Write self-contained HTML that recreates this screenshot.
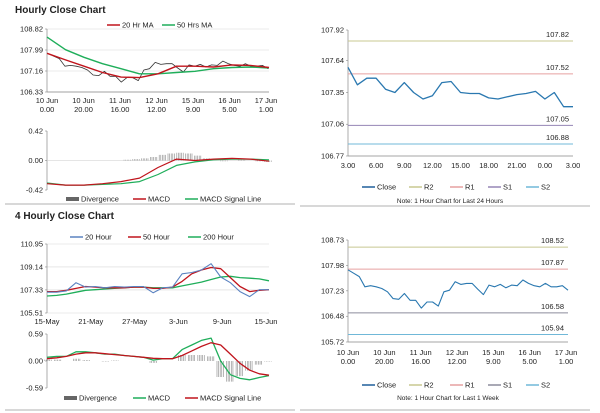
<!DOCTYPE html>
<html><head><meta charset="utf-8"><style>
body{margin:0;background:#fff;}
svg{display:block;font-family:"Liberation Sans",sans-serif;}
text{fill:#222;font-size:7.5px;}
</style></head><body>
<svg id="c" width="600" height="413" viewBox="0 0 600 413"></svg>
<script>
// ---- data ----
const hourlyLabels1=["10 Jun|0.00","10 Jun|20.00","11 Jun|16.00","12 Jun|12.00","15 Jun|9.00","16 Jun|5.00","17 Jun|1.00"];
const weekClose=[107.85,107.75,107.65,107.35,107.38,107.35,107.3,107.2,107.0,106.98,107.15,106.95,106.95,106.72,106.9,106.9,106.78,107.2,107.25,107.5,107.42,107.45,107.45,107.28,107.12,107.4,107.35,107.42,107.32,107.4,107.38,107.55,107.45,107.38,107.35,107.45,107.35,107.35,107.38,107.25];
const ma20h=[107.86,107.6,107.35,107.1,106.92,106.9,107.05,107.35,107.35,107.32,107.4,107.38,107.3];
const ma50h=[108.5,108.0,107.7,107.45,107.25,107.05,107.05,107.1,107.15,107.25,107.3,107.32,107.28];
const macd1=[-0.33,-0.35,-0.35,-0.33,-0.3,-0.25,-0.1,0.02,0.0,0.02,0.03,0.02,-0.01];
const signal1=[-0.32,-0.35,-0.35,-0.34,-0.33,-0.3,-0.2,-0.07,-0.02,0.01,0.02,0.02,0.01];
const div1=[0,0,0,0,0,0,0,0,0,0.01,0.02,0.03,0.05,0.08,0.1,0.11,0.1,0.07,0.03,0,-0.01,0,0.01,0,-0.01,-0.02];
const dayClose=[107.58,107.42,107.48,107.48,107.38,107.35,107.44,107.35,107.29,107.32,107.44,107.45,107.35,107.34,107.34,107.3,107.29,107.31,107.33,107.34,107.36,107.29,107.35,107.22,107.22];
const dayLabels=["3.00","6.00","9.00","12.00","15.00","18.00","21.00","0.00","3.00"];
const levelsDay=[107.82,107.52,107.05,106.88];
const levelsWeek=[108.52,107.87,106.58,105.94];
const fourLabels=["15-May","21-May","27-May","3-Jun","9-Jun","15-Jun"];
const close4=[107.15,107.15,107.25,107.9,107.55,107.6,107.5,107.6,107.55,107.6,107.6,107.1,107.5,107.55,108.6,108.7,108.9,109.4,108.35,107.9,107.2,106.8,107.35,107.35];
const ma50_4=[107.2,107.2,107.3,107.45,107.6,107.55,107.5,107.5,107.5,107.55,107.55,107.45,107.45,107.55,108.0,108.6,108.9,109.1,109.0,108.3,107.6,107.2,107.3,107.35];
const ma200_4=[106.85,106.9,107.0,107.15,107.3,107.35,107.4,107.45,107.5,107.55,107.55,107.5,107.5,107.5,107.65,107.8,107.95,108.15,108.35,108.4,108.3,108.25,108.2,108.05];
const macd4=[0.08,0.1,0.1,0.2,0.2,0.18,0.15,0.15,0.12,0.1,0.08,0.02,0.05,0.05,0.25,0.35,0.45,0.5,0.0,-0.3,-0.38,-0.41,-0.36,-0.32];
const signal4=[0.05,0.07,0.1,0.15,0.18,0.18,0.16,0.14,0.12,0.1,0.08,0.06,0.05,0.05,0.12,0.22,0.32,0.4,0.35,0.15,-0.05,-0.2,-0.28,-0.31];
const div4=[0.03,0.03,0,0.05,0.02,0,-0.01,0.01,0,0,0,-0.04,0,0,0.13,0.13,0.13,0.1,-0.35,-0.45,-0.33,-0.21,-0.08,-0.01];
// ---- drawing ----
const svg=document.getElementById('c');const NS='http://www.w3.org/2000/svg';
function mk(tag,attrs,parent){const e=document.createElementNS(NS,tag);for(const k in attrs)e.setAttribute(k,attrs[k]);(parent||svg).appendChild(e);return e;}
function txt(x,y,s,anchor,extra){const t=mk('text',Object.assign({x:x,y:y,'text-anchor':anchor||'start'},extra||{}));t.textContent=s;return t;}
function scale(d0,d1,r0,r1){return v=>r0+(v-d0)*(r1-r0)/(d1-d0);}
function axesBox(x0,x1,y0,y1,ticks,yfn,grid,name){
  const g=mk('g',{});
  
  
  ticks.forEach(t=>{const y=yfn(t);
    if(grid)mk('line',{x1:x0,x2:x1,y1:y,y2:y,stroke:'#d8d8d8','stroke-width':0.6},g);
    mk('line',{x1:x0-2,x2:x0,y1:y,y2:y,stroke:'#888','stroke-width':0.6},g);
    const t2=txt(x0-4,y+2.5,t.toFixed(2),'end');g.appendChild(t2);});
  mk('line',{x1:x0,x2:x0,y1:y0,y2:y1,stroke:'#888','stroke-width':0.7},g);
  return g;}
function series(vals,x0,x1,yfn,color,w,name){
  const n=vals.length;const xs=scale(0,n-1,x0,x1);
  const p=mk('polyline',{points:vals.map((v,i)=>xs(i).toFixed(1)+','+yfn(v).toFixed(1)).join(' '),fill:'none',stroke:color,'stroke-width':w,'stroke-linejoin':'round'});
  
  }
function bars(vals,x0,x1,yfn,name){
  const n=vals.length;const xs=scale(0,n-1,x0,x1);const g=mk('g',{});
  
  
  vals.forEach((v,i)=>{for(let k=-2;k<=2;k++){const x=xs(i)+k*1.6;const a=yfn(0),b=yfn(v);
    mk('line',{x1:x,x2:x,y1:a,y2:b,stroke:'#888','stroke-width':0.6},g);}});}
function legend(items,y,name){
  const g=mk('g',{});
  
  
  items.forEach(it=>{
    mk('line',{x1:it[0],x2:it[0]+13,y1:y,y2:y,stroke:it[2],'stroke-width':it[3]||1.5},g);
    g.appendChild(txt(it[0]+15,y+2.5,it[1]));});}
function hline(v,x0,x1,yfn,color,label,name){
  const y=yfn(v);const l=mk('line',{x1:x0,x2:x1,y1:y,y2:y,stroke:color,'stroke-width':1});
  
  
  txt(x1-4,y-4,v.toFixed(2),'end');}
function xlabels(labels,x0,x1,y){labels.forEach((s,i)=>{const x=x0+(x1-x0)*i/(labels.length-1);const parts=s.split('|');
  parts.forEach((p,j)=>txt(x,y+j*9,p,'middle'));});}

// titles
const t1=txt(15,13,'Hourly Close Chart','start',{style:'font-size:10px;font-weight:bold'});

const t2=txt(15,219,'4 Hourly Close Chart','start',{style:'font-size:10px;font-weight:bold'});

// dividers
mk('line',{x1:5,x2:295,y1:204,y2:204,stroke:'#999','stroke-width':0.8});
mk('line',{x1:300,x2:590,y1:206,y2:206,stroke:'#999','stroke-width':0.8});
mk('line',{x1:5,x2:295,y1:410,y2:410,stroke:'#999','stroke-width':0.8});
mk('line',{x1:300,x2:590,y1:410,y2:410,stroke:'#999','stroke-width':0.8});

// Panel 1 price
let y=scale(106.33,108.82,92,29);
axesBox(47,269,29,92,[108.82,107.99,107.16,106.33],y,true,'hourly-price-axes');
mk('line',{x1:47,x2:269,y1:92,y2:92,stroke:'#888','stroke-width':0.7});
series(weekClose,48,268,y,'#333',0.8,'hourly-close-line');
series(ma50h,47,269,y,'#1fae5a',1.4,'ma50-line');
series(ma20h,47,269,y,'#c0141c',1.4,'ma20-line');
legend([[107,'20 Hr MA','#c0141c'],[162,'50 Hrs MA','#1fae5a']],25,'hourly-legend');
xlabels(hourlyLabels1,47,266,103);
// Panel 1 MACD
y=scale(-0.42,0.42,190,131);
axesBox(47,269,131,190,[0.42,0,-0.42],y,false,'hourly-macd-axes');
mk('line',{x1:47,x2:269,y1:y(0),y2:y(0),stroke:'#ccc','stroke-width':0.6});
bars(div1,48,268,y,'hourly-divergence-bars');
series(signal1,47,269,y,'#1fae5a',1.2,'hourly-signal-line');
series(macd1,47,269,y,'#c0141c',1.2,'hourly-macd-line');
legend([[66,'Divergence','#666',4],[133,'MACD','#c0141c'],[185,'MACD Signal Line','#1fae5a']],199,'hourly-macd-legend');

// Panel 2 day
y=scale(106.77,107.92,156,30);
axesBox(348,573,30,156,[107.92,107.64,107.35,107.06,106.77],y,false,'day-axes');
mk('line',{x1:348,x2:573,y1:156,y2:156,stroke:'#888','stroke-width':0.7});
const lc=['#c8c890','#e6a0a0','#9585b5','#70b8d8'],ln=['r2','r1','s1','s2'];
levelsDay.forEach((v,i)=>hline(v,348,573,y,lc[i],v,'day-'+ln[i]+'-line'));
series(dayClose,348,573,y,'#2a78b0',1.3,'day-close-line');
xlabels(dayLabels,348,573,168);
legend([[362,'Close','#1f5f9a'],[409,'R2',lc[0]],[450,'R1',lc[1]],[488,'S1',lc[2]],[526,'S2',lc[3]]],187,'day-legend');
txt(450,203,'Note: 1 Hour Chart for Last 24 Hours','middle',{style:'font-size:6.5px'});

// Panel 3 4-hourly
y=scale(105.51,110.95,313,244);
axesBox(47,269,244,313,[110.95,109.14,107.33,105.51],y,true,'four-price-axes');
series(ma200_4,47,269,y,'#1fae5a',1.3,'ma200-line');
series(ma50_4,47,269,y,'#c0141c',1.3,'ma50-4h-line');
series(close4,47,269,y,'#5a82c0',1.1,'close-4h-line');
legend([[70,'20 Hour','#5a82c0'],[128,'50 Hour','#c0141c'],[188,'200 Hour','#1fae5a']],237,'four-legend');
xlabels(fourLabels,47,266,324);
y=scale(-0.59,0.59,388,334);
axesBox(47,269,334,388,[0.59,0,-0.59],y,false,'four-macd-axes');
bars(div4,48,268,y,'four-divergence-bars');
series(macd4,47,269,y,'#1fae5a',1.3,'four-macd-line');
series(signal4,47,269,y,'#c0141c',1.3,'four-signal-line');
legend([[64,'Divergence','#666',4],[133,'MACD','#1fae5a'],[185,'MACD Signal Line','#c0141c']],398,'four-macd-legend');

// Panel 4 week
y=scale(105.72,108.73,342,240);
axesBox(348,568,240,342,[108.73,107.98,107.23,106.48,105.72],y,false,'week-axes');
mk('line',{x1:348,x2:568,y1:342,y2:342,stroke:'#888','stroke-width':0.7});
const lc2=['#c8c890','#e6a0a0','#8c8c9c','#70b8d8'];
levelsWeek.forEach((v,i)=>hline(v,348,568,y,lc2[i],v,'week-'+ln[i]+'-line'));
series(weekClose,348,568,y,'#2a78b0',1.1,'week-close-line');
xlabels(hourlyLabels1,348,566,355);
legend([[362,'Close','#1f5f9a'],[409,'R2',lc2[0]],[450,'R1',lc2[1]],[488,'S1',lc2[2]],[526,'S2',lc2[3]]],385,'week-legend');
txt(448,400,'Note: 1 Hour Chart for Last 1 Week','middle',{style:'font-size:6.5px'});
</script>
</body></html>
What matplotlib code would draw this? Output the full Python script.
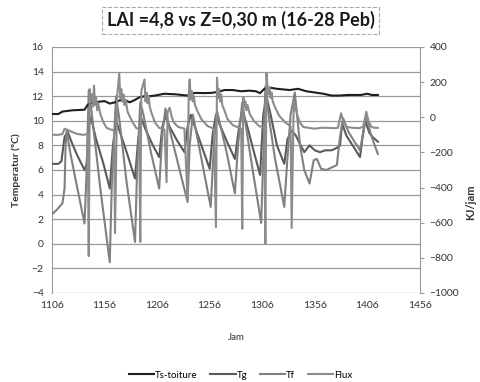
import numpy as np
import matplotlib
matplotlib.use("Agg")
import matplotlib.pyplot as plt

plt.rcParams['font.family'] = ['Lato', 'DejaVu Sans']

# Ts-toiture (left axis)
ts_x = [1106, 1112, 1116, 1125, 1137, 1140, 1143, 1151, 1156, 1161, 1166, 1170, 1175, 1180, 1185, 1189,
        1194, 1199, 1204, 1213, 1224, 1235, 1242, 1250, 1258, 1264, 1270, 1278, 1286, 1294, 1300, 1304,
        1308, 1313, 1320, 1332, 1340, 1348, 1356, 1364, 1372, 1379, 1387, 1394, 1400, 1406, 1410, 1416]
ts_y = [10.55, 10.55, 10.75, 10.85, 10.9, 11.3, 11.45, 11.55, 11.6, 11.4, 11.5, 11.65, 11.7, 11.5, 11.7, 11.9,
        12.0, 12.0, 12.05, 12.2, 12.15, 12.05, 12.27, 12.25, 12.27, 12.35, 12.5, 12.5, 12.4, 12.45, 12.4, 12.25,
        12.6, 12.7, 12.6, 12.5, 12.6, 12.4, 12.3, 12.2, 12.05, 12.05, 12.1, 12.1, 12.1, 12.2, 12.1, 12.1]

# Tg (left axis)
tg_x = [1106, 1112, 1115, 1118, 1121, 1125, 1130, 1137, 1139, 1141, 1143, 1148, 1155, 1161, 1164, 1167,
        1171, 1178, 1185, 1188, 1191, 1195, 1202, 1208, 1211, 1214, 1218, 1225, 1232, 1235, 1238, 1242,
        1249, 1256, 1259, 1262, 1266, 1273, 1280, 1284, 1287, 1291, 1298, 1304, 1307, 1310, 1314, 1320,
        1327, 1330, 1334, 1338, 1342, 1346, 1351, 1356, 1361, 1366, 1372, 1377, 1380, 1382, 1386, 1392,
        1399, 1402, 1404, 1408, 1412, 1416]
tg_y = [6.5, 6.5, 6.7, 8.7, 9.1, 8.2, 7.2, 6.0, 6.5, 9.5, 10.3, 8.5, 6.5, 4.5, 8.0, 10.0,
        9.0, 7.2, 5.3, 8.5, 10.2, 9.3, 8.0, 7.05, 9.5, 10.4, 9.5, 8.4, 7.45, 9.5, 10.5, 9.5,
        7.8, 6.1, 9.0, 10.5, 9.6, 8.2, 6.9, 9.5, 10.8, 9.8, 7.5, 5.6, 10.5, 12.0, 10.5, 8.0,
        6.5, 8.5, 9.2, 8.8, 8.1, 7.45, 8.0, 7.6, 7.45, 7.6, 7.6, 7.8, 8.0, 9.8, 8.8, 8.0,
        7.05, 9.0, 10.0, 9.0, 8.6, 8.3]

# Tf (left axis)
tf_x = [1106, 1111, 1116, 1118, 1119, 1120, 1123, 1129, 1137, 1139, 1141, 1144, 1152, 1161, 1163, 1167,
        1170, 1177, 1185, 1187, 1190, 1193, 1200, 1208, 1211, 1214, 1217, 1226, 1235, 1237, 1240, 1248,
        1257, 1260, 1263, 1272, 1280, 1283, 1287, 1296, 1305, 1307, 1309, 1312, 1318, 1327, 1330, 1333,
        1337, 1342, 1346, 1351, 1355, 1358, 1362, 1367, 1372, 1377, 1380, 1383, 1388, 1393, 1399, 1402,
        1405, 1409, 1413, 1416]
tf_y = [2.4, 2.8, 3.3, 4.5, 8.0, 9.2, 7.6, 5.0, 1.65, 6.0, 12.5, 10.5, 4.5, -1.5, 5.0, 12.0,
        10.2, 5.0, 0.15, 6.0, 11.5, 10.5, 7.5, 4.5, 9.0, 11.0, 9.6, 6.5, 3.4, 8.0, 10.5, 7.0,
        3.0, 8.0, 10.8, 7.5, 4.1, 8.0, 11.5, 6.5, 1.7, 7.0, 12.8, 10.5, 7.0, 3.0, 7.0, 10.5,
        12.3, 8.0, 6.0, 4.9, 6.8, 6.9, 6.1, 6.0, 6.2, 6.4, 8.7, 10.2, 9.1, 8.4, 7.6, 9.0,
        10.5, 9.0, 8.0, 7.3]

# Flux (right axis, KJ/jam)
fl_x = [1106, 1112, 1116, 1118, 1122, 1130, 1136, 1140, 1141, 1142, 1143, 1144, 1145, 1146, 1147, 1148,
        1149, 1150, 1152, 1155, 1158, 1162, 1165, 1166, 1168, 1170, 1171, 1172, 1173, 1174, 1175, 1176,
        1178, 1182, 1186, 1189, 1190, 1191, 1194, 1195, 1196, 1197, 1198, 1199, 1201, 1204, 1208, 1213,
        1215, 1216, 1218, 1220, 1222, 1226, 1232, 1235, 1236, 1237, 1238, 1239, 1240, 1241, 1242, 1244,
        1248, 1254, 1260, 1262, 1263, 1264, 1265, 1266, 1267, 1268, 1270, 1273, 1278, 1284, 1286, 1287,
        1288, 1289, 1290, 1291, 1292, 1294, 1298, 1303, 1308, 1309, 1310, 1311, 1312, 1313, 1314, 1315,
        1316, 1318, 1322, 1328, 1333, 1334, 1336, 1337, 1338, 1339, 1340, 1342, 1345, 1350, 1356, 1362,
        1368, 1374, 1378, 1381, 1383, 1386, 1392, 1398, 1402, 1405, 1407, 1410, 1413, 1416]
fl_y = [-100, -100, -95, -65, -75, -95, -100, -95, -790, 160, 90, 130, 60, 180, 70, 110,
        40, 80, 20, -30, -60, -70, -75, -660, 120, 250, 110, 160, 90, 130, 70, 100,
        30, -20, -60, -70, -710, 150, 215, 90, 140, 80, 120, 60, 20, -30, -60, -70,
        -370, 30, 55, 0, -30, -55, -65, -470, 120, 215, 100, 150, 90, 120, 70, 40,
        -10, -50, -65, -625, 225, 110, 160, 90, 130, 70, 40, -10, -45, -60, -65, -635,
        115, 60, 90, 40, 70, 20, -20, -50, -60, -720, 250, 180, 130, 170, 110, 140,
        90, 60, 10, -30, -50, -630, 95, 40, 60, 20, 0, -30, -55, -60, -65, -60,
        -60, -62, -60, 23, -20, -55, -60, -62, -55, 32, -20, -55, -60, -60]

yl_ticks = np.arange(-4, 17, 2)
yr_ticks = np.arange(-1000, 401, 200)
x_ticks = np.arange(1106, 1457, 50)

fig = plt.figure(figsize=(4.81, 3.82), dpi=100)
ax = fig.add_axes([0.108, 0.233, 0.765, 0.644])
ax2 = ax.twinx()

grid_c = '#9a9a9a'
for v in yl_ticks:
    ax.axhline(v, color=grid_c, lw=0.9, zorder=0)

l1, = ax.plot(ts_x, ts_y, color='#1e1e1e', lw=1.5, zorder=4)
l2, = ax.plot(tg_x, tg_y, color='#5a5a5a', lw=1.5, zorder=3)
l3, = ax.plot(tf_x, tf_y, color='#808080', lw=1.5, zorder=3)
l4, = ax2.plot(fl_x, fl_y, color='#8c8c8c', lw=1.5, zorder=3)

ax.set_xlim(1106, 1456)
ax.set_ylim(-4, 16)
ax.set_yticks(yl_ticks)
ax.set_xticks(x_ticks)
ax2.set_ylim(-1000, 400)
ax2.set_yticks(yr_ticks)

for a in (ax, ax2):
    for s in a.spines.values():
        s.set_visible(False)
ax.spines['left'].set_visible(True)
ax.spines['left'].set_color(grid_c)
ax2.spines['right'].set_visible(True)
ax2.spines['right'].set_color(grid_c)

ax.tick_params(axis='both', length=0, labelsize=7.5, colors='#333333', pad=6)
ax2.tick_params(axis='y', length=3, direction='out', color=grid_c, labelsize=7.5,
                labelcolor='#333333', pad=4)

ax.set_xlabel('Jam', fontsize=7, color='#333333', labelpad=16)
ax.set_ylabel('Temperatur (ºC)', fontsize=7.5, fontweight='bold', color='#333333', labelpad=8)
fig.text(0.978, 0.47, 'KJ/jam', rotation=90, ha='center', va='center',
         fontsize=8, fontweight='bold', color='#333333')

fig.text(0.5, 0.947, 'LAI =4,8 vs Z=0,30 m (16-28 Peb)', ha='center', va='center',
         fontsize=13, fontweight='bold', color='#1a1a1a',
         bbox=dict(boxstyle='square,pad=0.25', fc='none', ec='#aaaaaa', ls='--', lw=0.8))

fig.legend([l1, l2, l3, l4], ['Ts-toiture', 'Tg', 'Tf', 'Flux'], loc='center',
           bbox_to_anchor=(0.5, 0.018), ncol=4, frameon=False, fontsize=7,
           handlelength=2.6, handletextpad=0.1, columnspacing=1.3)

fig.savefig('out.png', dpi=100)
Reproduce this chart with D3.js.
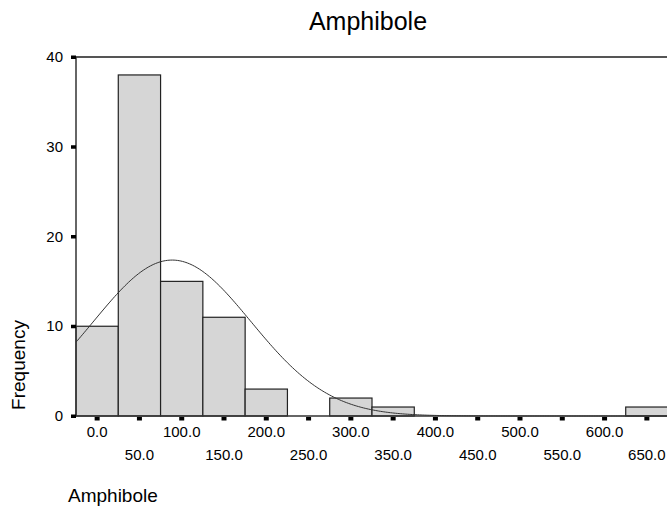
<!DOCTYPE html>
<html>
<head>
<meta charset="utf-8">
<script src="https://cdn.jsdelivr.net/npm/d3@7"></script>
<style>
  body { margin: 0; background: #fff; }
  svg { display: block; }
</style>
</head>
<body>
<script>
// histogram bins (centre of each 50-wide bin) and frequencies
const binCenters = [0, 50, 100, 150, 200, 250, 300, 350, 400, 450, 500, 550, 600, 650];
const counts = [10, 38, 15, 11, 3, 0, 2, 1, 0, 0, 0, 0, 0, 1];
const binWidth = 50;
// normal curve parameters
const mean = 88.7;
const stdDev = 93.0;
// tick values
const xTicks = [0, 50, 100, 150, 200, 250, 300, 350, 400, 450, 500, 550, 600, 650];
const yTicks = [0, 10, 20, 30, 40];

const width = 667, height = 518;
const marginLeft = 76, marginTop = 57, plotRight = 668, plotBottom = 416;
const font = 'Liberation Sans, Arial, sans-serif';

const svg = d3.select('body').append('svg')
    .attr('width', width)
    .attr('height', height);

const x = d3.scaleLinear([-25, 675], [marginLeft, plotRight]);
const y = d3.scaleLinear([0, 40], [plotBottom, marginTop]);

// TITLE
svg.append('text')
    .attr('x', 368)
    .attr('y', 30)
    .attr('text-anchor', 'middle')
    .attr('font-family', font)
    .attr('font-size', 25)
    .text('Amphibole');

// BARS
svg.append('g')
    .selectAll('rect')
    .data(binCenters.map((c, i) => ({ c, n: counts[i] })).filter((d) => d.n > 0))
    .join('rect')
    .attr('x', (d) => x(d.c - binWidth / 2))
    .attr('y', (d) => y(d.n))
    .attr('width', (d) => x(d.c + binWidth / 2) - x(d.c - binWidth / 2))
    .attr('height', (d) => y(0) - y(d.n))
    .attr('fill', '#d6d6d6')
    .attr('stroke', '#222')
    .attr('stroke-width', 1.2);

// NORMAL CURVE
const total = d3.sum(counts);
const normal = (v) =>
    (total * binWidth) / (stdDev * Math.sqrt(2 * Math.PI)) *
    Math.exp(-0.5 * ((v - mean) / stdDev) ** 2);

svg.append('path')
    .datum(d3.range(-25, 676, 2))
    .attr('fill', 'none')
    .attr('stroke', '#333')
    .attr('stroke-width', 1)
    .attr('d', d3.line().x((v) => x(v)).y((v) => y(normal(v))));

// FRAME LINES
svg.append('line')
    .attr('x1', marginLeft).attr('x2', plotRight)
    .attr('y1', marginTop).attr('y2', marginTop)
    .attr('stroke', '#555').attr('stroke-width', 2);
svg.append('line')
    .attr('x1', marginLeft).attr('x2', marginLeft)
    .attr('y1', marginTop).attr('y2', plotBottom)
    .attr('stroke', '#333').attr('stroke-width', 1.5);
svg.append('line')
    .attr('x1', marginLeft).attr('x2', plotRight)
    .attr('y1', plotBottom).attr('y2', plotBottom)
    .attr('stroke', '#333').attr('stroke-width', 1.5);

// Y TICKS
svg.append('g')
    .selectAll('rect')
    .data(yTicks)
    .join('rect')
    .attr('x', marginLeft - 5)
    .attr('y', (d) => y(d) - 1.5)
    .attr('width', 5)
    .attr('height', 3.5)
    .attr('fill', '#000');

svg.append('g')
    .attr('font-family', font)
    .attr('font-size', 15)
    .attr('text-anchor', 'end')
    .selectAll('text')
    .data(yTicks)
    .join('text')
    .attr('x', 63)
    .attr('y', (d) => y(d) + 5)
    .text((d) => d);

// X TICKS
svg.append('g')
    .selectAll('rect')
    .data(xTicks)
    .join('rect')
    .attr('x', (d) => x(d) - 2.5)
    .attr('y', plotBottom + 1)
    .attr('width', 5)
    .attr('height', 3.5)
    .attr('fill', '#000');

svg.append('g')
    .attr('font-family', font)
    .attr('font-size', 15)
    .attr('text-anchor', 'middle')
    .selectAll('text')
    .data(xTicks)
    .join('text')
    .attr('x', (d) => x(d))
    .attr('y', (d, i) => (i % 2 === 0 ? 437 : 460))
    .text((d) => d3.format('.1f')(d));

// AXIS TITLES
svg.append('text')
    .attr('transform', 'translate(25,365) rotate(-90)')
    .attr('text-anchor', 'middle')
    .attr('font-family', font)
    .attr('font-size', 19)
    .text('Frequency');

svg.append('text')
    .attr('x', 68)
    .attr('y', 502)
    .attr('font-family', font)
    .attr('font-size', 19)
    .text('Amphibole');
</script>
</body>
</html>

* [REQUIRED TASK] Count each line above in which the string "matplotlib" appears, then state only the total.

* [TASK OUTPUT] 4